Comparisons to Wii U sales have followed the Switch over the past 10 months as a way to show either this console’s extraordinary appeal, the lack of it for the Wii U, or both.
In any event, Famitsu (as noticed by Resetera and Nibel earlier this morning) shows that the Switch reached 3,407,158 units sold by the end of the year, compared to the 3,301,555 sold by the Wii U over its lifetime. Again, those figures are for Japan.
Earlier this week, Nintendo itself reported that the Nintendo Switch was the fastest selling console in the U.S., logging 4.8 million units by year’s end. That’s the highest 10-month total of any video game system in U.S. sales history, beating even the Wii craze of 2006-2007.
But what is the global picture? We’ve been getting that data out of what Nintendo tells its investors at the end of each quarter. The company’s most recent guidance is that it expects to move 14 million Switches by the end of its fiscal year (in March) and that, too, would edge the Wii U’s global lifetime-to-date sales (13.56 million). The next report should be sometime at the end of this month.

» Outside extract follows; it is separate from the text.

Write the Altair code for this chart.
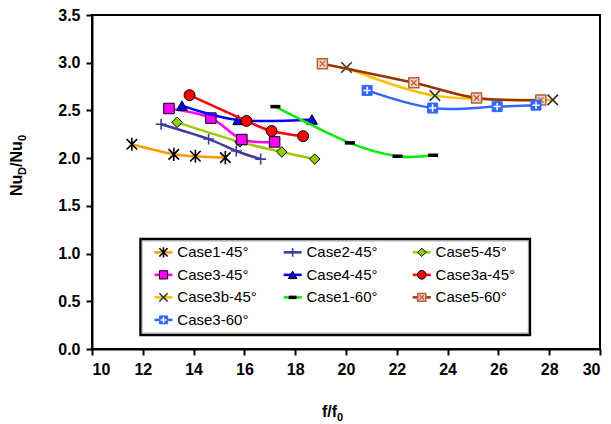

Expect Nintendo to check in again with another fastest-selling milestone for the Switch once the console reaches its first year of sales on March 3. If the Switch was the fastest-selling console in the U.S. after one month, and after 10 months, it’ll probably be the fastest-selling one after 12 months, too. The console also has the 10-month record in Japan, where the title holder had been the PlayStation 2.